One last thing (there is so much, I could go on but this has to be mentioned and I won’t even get into the monthly bail out money for the financial industry and buying up toxic assets from these criminals…). Anyway, Congress and the corrupt and cowardly Cheney/Bush White House paid for the illegal lie of a war in Iraq with supplemental emergency funding, time after time after time. The stupid Democrats voted for it and approved those billions, tens of billions, hundreds of billions, all adding up to multiple trillions of dollars for an illegal war of aggression. Multiple times per year they would stand up there and vote for those billions and billions. And now the people of NY and NJ need help. And they won’t cough up a penny?
A national disgrace is a good way to put it, but it’s still an understatement and there will be a price to pay for it, I know that as sure as I know anything. There will be major league blowback for this. You want to see blue states turn on their party? Just watch. Well we need an independent party on the left in this country and we need it badly. Maybe this is what will finally make it happen.
P.S. As you might have guessed, yes I am from the area in question.
fifty billion dollars. From one storm. Now scientists are discussing the possibility of rapid change.
Sometime, maybe sooner than later, the USA will be unable to pay for the costs of climate change, even if it’s leaders wanted to.
It’s quite possible that these coastal areas will be abandoned.
No, those storm-damaged areas won’t be abandoned. Poor people will occupy them.
This is a joke right? Where do people think money comes from?
The Fed should set up a emergency lending facility, it could lend at 0.25% for more or less forever (whatever the term, the Fed can just roll it over). To melt everyone’s brain, lend it all to that legal black hole, the Port Authority of New York and New Jersey (“a body corporate and politic created by interstate compact between the States of New York and Jersey with the consent of the Congress of the United States”). They were just talking about hiking tolls and fees by $1 billion a year, that’ll be enough revenue pay the interest on up to $400 billion in debt.

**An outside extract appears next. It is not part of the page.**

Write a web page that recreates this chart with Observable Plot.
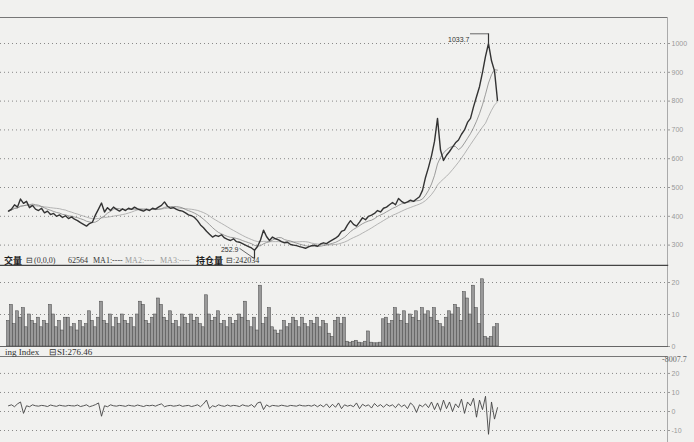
<!DOCTYPE html>
<html><head><meta charset="utf-8">
<script src="https://cdn.jsdelivr.net/npm/d3@7"></script>
<script src="https://cdn.jsdelivr.net/npm/@observablehq/plot@0.6"></script>
<style>
html,body{margin:0;padding:0;background:#f1f1ef;}
#wrap{position:relative;width:694px;height:442px;overflow:hidden;}
.p{position:absolute;left:0;}
.t{position:absolute;white-space:nowrap;font-family:"Liberation Serif","Noto Sans CJK SC",serif;font-size:9px;color:#333;line-height:10px;}
.s{font-size:8px;}
.cjk{font-family:"Noto Sans CJK SC",sans-serif;font-size:9px;font-weight:bold;color:#222;line-height:9px;}
</style></head><body><div id="wrap"></div>
<script>
// ---- data ----
const closes = [418,425,440,432,460,445,452,430,438,425,
420,428,412,418,406,410,400,405,396,402,
392,398,390,385,378,372,366,375,380,405,
425,446,415,430,420,432,424,418,426,420,
428,424,432,426,422,418,424,420,428,425,
432,438,450,435,428,430,424,420,418,412,
405,402,396,385,370,360,348,338,328,334,
330,336,325,320,316,322,312,310,305,300,
295,290,282,295,318,352,330,316,328,322,
318,312,308,310,302,300,298,295,292,289,
294,298,300,296,304,308,305,312,318,324,
332,348,352,370,385,372,366,380,395,388,
400,404,410,420,415,428,432,440,448,440,
462,452,446,450,456,452,460,468,490,535,
570,610,660,740,630,594,612,625,640,655,
665,685,700,726,740,780,815,850,900,955,
1000,940,905,802];
const volumes = [8,13,7,11,9,12,6,10,8,7,
9,6,8,7,13,10,6,8,5,9,
9,6,7,5,8,6,7,11,8,6,
9,14,8,7,10,6,9,7,10,8,
7,9,6,10,14,13,8,7,9,10,
15,13,9,8,11,7,8,6,10,9,
7,10,8,9,7,6,16,10,8,9,
11,7,8,6,9,7,8,10,9,14,
8,6,9,5,19,7,9,12,6,5,
4,5,8,6,7,9,8,6,9,7,
6,8,7,9,6,8,7,4,3,8,
9,7,9,1.5,1.2,1.5,1.8,1.2,1.0,1.5,
4.7,1.2,1.0,1.0,1.2,8.5,9,7,8,12,
10,8,11,7,10,9,11,8,12,10,
11,9,12,8,7,6,9,11,10,13,
12,8,17,15,10,19,12,7,21,3,
2.5,3,6,7];
const swing = [3,3.5,2.5,4,5,-1,3,2.5,3.5,3,
2.8,3.2,3,2.6,3.4,3,2.7,3.3,3,2.8,
3.2,3,2.9,3.4,2.6,3,3.5,2.5,3,3.6,
4.5,-2.5,3,2.5,3.5,3,2.8,3.2,3,2.7,
3.3,3,2.8,3.4,3,2.6,3.2,3,3.3,2.8,
3.5,4,2.5,3,3.2,2.8,3,3.4,2.7,3,
3.2,2.6,3,3.5,2.5,4,6,1.5,3,2.5,
3.5,3,2.7,3.4,2.8,3.2,3,2.6,3.5,3,
2.8,3.6,2.2,4.5,5,1,3.5,2.5,3.2,3,
2.8,3.3,3,2.7,3.2,3,2.8,3.4,3,2.9,
3.2,2.8,3.5,2.5,3.5,2.4,4,2,3.8,2.2,
4.5,1.5,3.5,2.8,3.3,2.5,4.5,1.5,3.8,2.8,
3.5,1.8,4.2,2.6,3.6,2.2,3.8,2.8,3.5,2,
4,2.5,3.5,1.5,4.5,3,-0.5,3.5,2.5,4,
2,5,1,4.5,0.5,6,1.5,5,0,4,
2,6.5,-1,5,3,7,-3,6,1,8,
-12,5,-4,2];
const priceTicks = [300,400,500,600,700,800,900,1000];
const volTicks = [0,10,20];
const siTicks = [-10,0,10,20];
const peak = [{i:160, value:1033.7, label:"1033.7"}];
const trough = [{i:82, value:252.9, label:"252.9"}];

// ---- build ----
const priceData = closes.map((c,i)=>({i, close:c}));
const volData = volumes.map((v,i)=>({i, v}));
const siData = swing.map((v,i)=>({i, v}));
const X_DOMAIN = [-8/3, 659/3];
const wrap = document.getElementById("wrap");
const common = {width:694, marginLeft:0, marginRight:27,
  style:{background:"transparent", fontFamily:"Liberation Sans, sans-serif"}};
const grid = (t)=>Plot.gridY(t,{stroke:"#666", strokeOpacity:0.75, strokeDasharray:"1,3"});
const ax = (t)=>Plot.axisY(t,{anchor:"right", label:null, tickFormat:d=>String(d), tickSize:2, tickPadding:2, fontSize:7, color:"#999", stroke:"#999"});

const price = Plot.plot({...common, height:266, marginTop:17, marginBottom:1,
  x:{domain:X_DOMAIN, axis:null},
  y:{domain:[229.2,1090.3], axis:null},
  marks:[
    grid(priceTicks), ax(priceTicks),
    Plot.frame({anchor:"top", stroke:"#777"}),
    Plot.frame({anchor:"right", stroke:"#aaa"}),
    Plot.frame({anchor:"bottom", stroke:"#444", strokeWidth:1.4}),
    Plot.lineY(priceData, Plot.windowY({k:16, anchor:"end"}, {x:"i", y:"close", stroke:"#999", strokeWidth:0.7})),
    Plot.lineY(priceData, Plot.windowY({k:7, anchor:"end"}, {x:"i", y:"close", stroke:"#777", strokeWidth:0.7})),
    Plot.lineY(priceData, {x:"i", y:"close", stroke:"#333", strokeWidth:1.4}),
    Plot.ruleX([...peak, ...trough], {x:"i", y1:d=>closes[d.i], y2:"value", stroke:"#333", strokeWidth:1.2}),
    Plot.ruleY(peak, {y:"value", x1:d=>d.i-6, x2:"i", stroke:"#444", strokeWidth:0.8}),
    Plot.link(trough, {x1:d=>d.i-5, y1:d=>d.value+36, x2:"i", y2:"value", stroke:"#444", strokeWidth:0.8}),
    Plot.text(peak, {x:d=>d.i-6, y:"value", text:"label", textAnchor:"end", dx:-1, dy:6, fontSize:7, fill:"#333"}),
    Plot.text(trough, {x:d=>d.i-5, y:d=>d.value+36, text:"label", textAnchor:"end", dx:-1, dy:1, fontSize:7, fill:"#333"})
  ]});
price.classList.add("p"); price.style.top = "0px"; wrap.appendChild(price);

const vol = Plot.plot({...common, height:84, marginTop:0, marginBottom:4,
  x:{domain:X_DOMAIN, axis:null},
  y:{domain:[0,25], axis:null},
  marks:[
    grid(volTicks), ax(volTicks),
    Plot.frame({anchor:"right", stroke:"#aaa"}),
    Plot.frame({anchor:"bottom", stroke:"#666"}),
    Plot.rectY(volData, {x1:d=>d.i-0.5, x2:d=>d.i+0.5, y:"v", fill:"#999", stroke:"#444", strokeWidth:0.5})
  ]});
vol.classList.add("p"); vol.style.top = "266px"; wrap.appendChild(vol);

const si = Plot.plot({...common, height:86, marginTop:0, marginBottom:0,
  x:{domain:X_DOMAIN, axis:null},
  y:{domain:[-16.3,28.9], axis:null},
  marks:[
    grid(siTicks), ax(siTicks),
    Plot.frame({anchor:"top", stroke:"#777"}),
    Plot.frame({anchor:"right", stroke:"#aaa"}),
    Plot.lineY(siData, {x:"i", y:"v", stroke:"#444", strokeWidth:0.9})
  ]});
si.classList.add("p"); si.style.top = "356px"; wrap.appendChild(si);

// ---- headers ----
function txt(x, y, s, cls, color){
  const d = document.createElement("div");
  d.className = "t" + (cls ? " " + cls : "");
  d.style.left = x + "px"; d.style.top = y + "px";
  if (color) d.style.color = color;
  d.textContent = s; wrap.appendChild(d);
}
txt(4, 256, "交量", "cjk");
txt(26, 256, "⊟", "s");
txt(34, 256, "(0,0,0)", "s");
txt(68, 256, "62564", "s");
txt(93, 256, "MA1:----", "s");
txt(125, 256, "MA2:----", "s", "#999");
txt(160, 256, "MA3:----", "s", "#999");
txt(196, 256, "持仓量", "cjk");
txt(226, 256, "⊟:242034", "s");
txt(5, 347, "ing Index");
txt(49, 347, "⊟SI:276.46");
txt(662, 355, "-8007.7", "s", "#666");
</script></body></html>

I doubt New York and New Jersey will need to draw on even a tenth of that but better to have and not need than vice versa. Naturally, this wouldn’t add to the federal deficit or ever require a vote by Congress.
Now the reason infrastructure rebuilding has never been funded this way is because Wall Street would go bonkers. However, when the infrastructure to be rebuilt IS Wall Street, well, that’s a different kettle of fish, isn’t it?